Inspect Internal State

# Check partition configuration
SuperCache.Config.get_config(:num_partition)
SuperCache.Config.get_config(:key_pos)
SuperCache.Config.get_config(:partition_pos)

# Check cluster state
SuperCache.Cluster.Manager.live_nodes()
SuperCache.Cluster.Manager.get_replicas(0)

# Check WAL state
SuperCache.Cluster.WAL.stats()

# Check health metrics
SuperCache.Cluster.HealthMonitor.cluster_health()
SuperCache.Cluster.HealthMonitor.partition_balance()

# Check cache statistics
SuperCache.stats()
SuperCache.cluster_stats()

# Check API metrics
SuperCache.Cluster.Stats.api()
SuperCache.Cluster.Stats.partitions()

Common Issues

"tuple size is lower than key_pos" — Ensure tuples have enough elements for the configured key_pos.
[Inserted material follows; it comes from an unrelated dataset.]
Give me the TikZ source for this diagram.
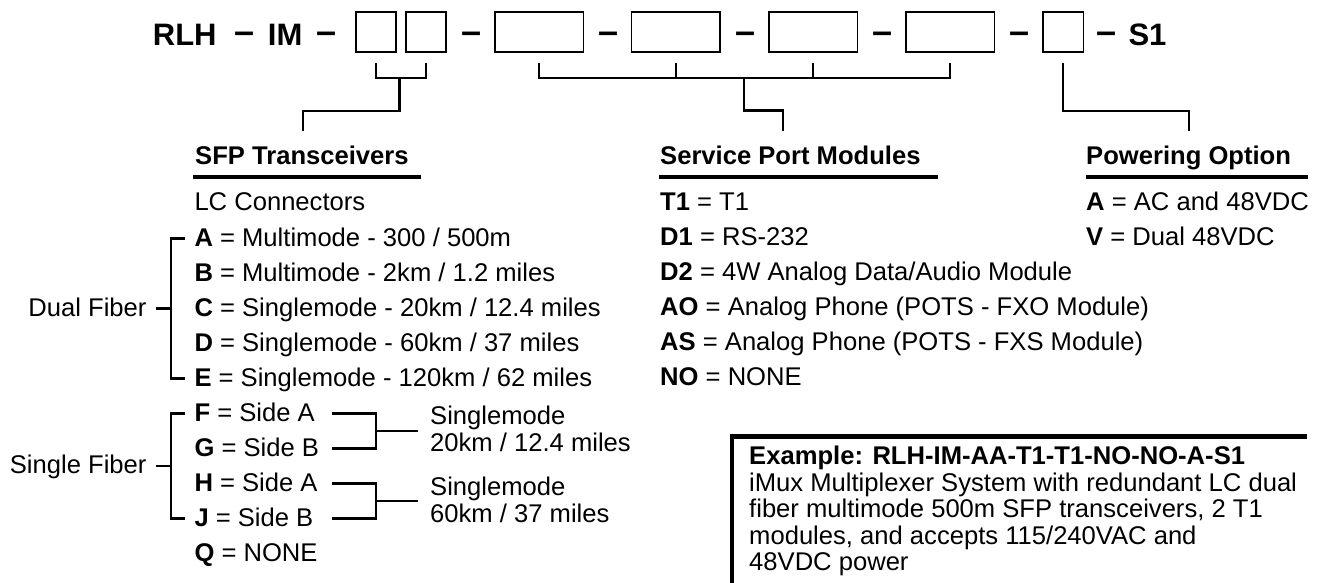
\documentclass[tikz,border=0pt]{standalone}
\usepackage{fontspec}
\setmainfont{Liberation Sans}
\usetikzlibrary{calc}
\begin{document}
\begin{tikzpicture}[x=1pt,y=-1pt,
  txt/.style={anchor=base west, inner sep=0pt, font=\fontsize{25.6}{30}\selectfont},
  hdr/.style={anchor=base west, inner sep=0pt, font=\fontsize{25.6}{30}\selectfont\bfseries},
  ttl/.style={anchor=base west, inner sep=0pt, font=\fontsize{31}{36}\selectfont\bfseries},
  dsh/.style={anchor=base, inner sep=0pt, font=\fontsize{36}{40}\selectfont\bfseries},
  slot/.style={draw, line width=1.5pt, minimum height=40.2pt, inner sep=0pt},
  nslot/.style={slot, minimum width=40.2pt},
  wslot/.style={slot, minimum width=88.5pt},
  brk/.style={line width=2.2pt},
  rulebar/.style={line width=3.5pt},
  frame/.style={line width=4.5pt}
]
\useasboundingbox (0,0) rectangle (1319,582);

% ---------- title row ----------
\node[ttl] (rlh) at (152.7,45.7) {RLH};
\node[dsh] (d0) at (245,43) {–};
\node[ttl] (im) at (267.7,45.7) {IM};
\node[dsh] (d1) at (326.7,43) {–};
\node[nslot] (b1) at (375.85,31.85) {};
\node[nslot] (b2) at (425.85,31.85) {};
\node[dsh] (d2) at (471.3,43) {–};
\node[wslot] (b3) at (539,31.85) {};
\node[dsh] (d3) at (608.7,43) {–};
\node[wslot] (b4) at (675.7,31.85) {};
\node[dsh] (d4) at (745,43) {–};
\node[wslot] (b5) at (813.3,31.85) {};
\node[dsh] (d5) at (882,43) {–};
\node[wslot] (b6) at (950,31.85) {};
\node[dsh] (d6) at (1019.7,43) {–};
\node[nslot] (b7) at (1063.15,31.85) {};
\node[dsh] (d7) at (1106.7,43) {–};
\node[ttl] (s1) at (1128.3,45.7) {S1};

% ---------- level coordinates ----------
\coordinate (top) at (0,63.3);
\coordinate (mid) at (0,78.3);
\coordinate (lv1) at (0,111);
\coordinate (lv2) at (0,110.5);

% ---------- headers ----------
\node[hdr] (sfp) at (195,164) {SFP Transceivers};
\node[hdr] (spm) at (660,164) {Service Port Modules};
\node[hdr] (pwr) at (1086,164) {Powering Option};
\draw[rulebar] (193,177) -- (421,177);
\draw[rulebar] (659,177) -- (938,177);
\draw[rulebar] (1086,177) -- (1308,177);

% ---------- connectors from slots ----------
\coordinate (sfpj) at (399.5,78.3);
\coordinate (sfpe) at (303.3,130.7);
\draw[brk] (b1.south |- top) |- (b2.south |- mid) -- (b2.south |- top);
\draw[brk] (sfpj) |- (sfpe |- lv1) -- (sfpe);

\coordinate (spj) at (744,78.3);
\coordinate (spe) at (783.3,130.7);
\draw[brk] (b3.south |- top) |- (b6.south |- mid) -- (b6.south |- top);
\draw[brk] (b4.south |- top) -- (b4.south |- mid);
\draw[brk] (b5.south |- top) -- (b5.south |- mid);
\draw[brk] (spj) |- (spe |- lv2) -- (spe);

\coordinate (pwe) at (1189,130.7);
\draw[brk] (b7.south |- top) |- (pwe |- lv1) -- (pwe);

% ---------- SFP column ----------
\node[txt] (lc) at (194.3,210) {LC Connectors};
\node[txt] (rA) at (194.3,246) {\textbf{A} = Multimode - 300 / 500m};
\node[txt] (rB) at (194.3,281) {\textbf{B} = Multimode - 2km / 1.2 miles};
\node[txt] (rC) at (194.3,316) {\textbf{C} = Singlemode - 20km / 12.4 miles};
\node[txt] (rD) at (194.3,351) {\textbf{D} = Singlemode - 60km / 37 miles};
\node[txt] (rE) at (194.3,386) {\textbf{E} = Singlemode - 120km / 62 miles};
\node[txt] (rF) at (194.3,421) {\textbf{F} = Side A};
\node[txt] (rG) at (194.3,456) {\textbf{G} = Side B};
\node[txt] (rH) at (194.3,491) {\textbf{H} = Side A};
\node[txt] (rJ) at (194.3,526) {\textbf{J} = Side B};
\node[txt] (rQ) at (194.3,561) {\textbf{Q} = NONE};

\node[txt, anchor=base east] (dual) at (146.7,316) {Dual Fiber};
\node[txt, anchor=base east] (single) at (146.7,473.5) {Single Fiber};

% dual fiber bracket
\draw[brk] ($(rA.base west)+(-9.3,-7.5)$) -- ($(rA.base west)+(-23.6,-7.5)$)
  -- ($(rE.base west)+(-23.6,-7.5)$) -- ($(rE.base west)+(-9.3,-7.5)$);
\draw[brk] ($(dual.base east)+(9,-7.5)$) -- ($(rC.base west)+(-23.6,-7.5)$);
% single fiber bracket
\draw[brk] ($(rF.base west)+(-9.3,-7.5)$) -- ($(rF.base west)+(-23.6,-7.5)$)
  -- ($(rJ.base west)+(-23.6,-7.5)$) -- ($(rJ.base west)+(-9.3,-7.5)$);
\draw[brk] ($(single.base east)+(9,-7.5)$) -- ($(single.base east)+(23.9,-7.5)$);

% singlemode groups
\node[txt] (sma1) at (430,424.5) {Singlemode};
\node[txt] (sma2) at (430,451.2) {20km / 12.4 miles};
\node[txt] (smb1) at (430,495.5) {Singlemode};
\node[txt] (smb2) at (430,522.2) {60km / 37 miles};

\coordinate (fj) at (376,431);
\coordinate (hj) at (376,501);
\draw[brk] (331.7,413.5) -| (fj) |- (331.7,448.5);
\draw[brk] (fj) -- (418.3,431);
\draw[brk] (331.7,483.5) -| (hj) |- (331.7,518.5);
\draw[brk] (hj) -- (418.3,501);

% ---------- Service port column ----------
\node[txt] (t1) at (660,210) {\textbf{T1} = T1};
\node[txt] (dd1) at (660,245) {\textbf{D1} = RS-232};
\node[txt] (dd2) at (660,280) {\textbf{D2} = 4W Analog Data/Audio Module};
\node[txt] (ao) at (660,315) {\textbf{AO} = Analog Phone (POTS - FXO Module)};
\node[txt] (as) at (660,350) {\textbf{AS} = Analog Phone (POTS - FXS Module)};
\node[txt] (no) at (660,385) {\textbf{NO} = NONE};

% ---------- Powering column ----------
\node[txt] (pa) at (1086,210) {\textbf{A} = AC and 48VDC};
\node[txt] (pv) at (1086,245) {\textbf{V} = Dual 48VDC};

% ---------- Example ----------
\draw[frame] (1307,436.7) -- (732,436.7) -- (732,592);
\node[hdr] (ex) at (749,464) {Example: RLH-IM-AA-T1-T1-NO-NO-A-S1};
\node[txt] (ex1) at (749,491) {iMux Multiplexer System with redundant LC dual};
\node[txt] (ex2) at (749,517.5) {fiber multimode 500m SFP transceivers, 2 T1};
\node[txt] (ex3) at (749,544) {modules, and accepts 115/240VAC and};
\node[txt] (ex4) at (749,570.5) {48VDC power};
\end{tikzpicture}
\end{document}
"Partition count mismatch" — All nodes must have the same num_partition value.

"Replication lag increasing" — Check network connectivity, verify no GC pauses, use HealthMonitor.cluster_health().

"Quorum reads timing out" — Ensure majority of nodes are reachable, check :erpc connectivity.

Contributing

  1. Fork the repository
  2. Create a feature branch (git checkout -b feature/amazing-feature)
  3. Commit your changes (git commit -m 'Add amazing feature')
  4. Push to the branch (git push origin feature/amazing-feature)
  5. Open a Pull Request

Code Style

  • Run formatter: mix format
  • Check for warnings: mix compile --warnings-as-errors
  • Run tests: mix test --exclude cluster

Adding New Features

  1. Add tests first (TDD approach)
  2. Implement the feature
  3. Update documentation in README.md and relevant guides
  4. Update @moduledoc and @doc strings
  5. Run full test suite: mix test

Module Design Guidelines

  • Public API functions — Use @doc with examples. Provide both bang (!) and safe variants for operations that can fail.
  • erpc entry points — Use @doc false for functions called across nodes via :erpc. These must be public but are not part of the user-facing API.
  • Local implementations — Prefix with do_local_* to avoid collision with @doc false erpc entry points.
  • Distributed routing — Use Cluster.Router for routing, Cluster.Replicator for replication, and Cluster.DistributedStore for shared helpers.
  • Configuration — Store in Config GenServer. Use :persistent_term for hot-path keys.
  • ETS tables — Always use EtsHolder for lifecycle management. Tables are auto-deleted on shutdown.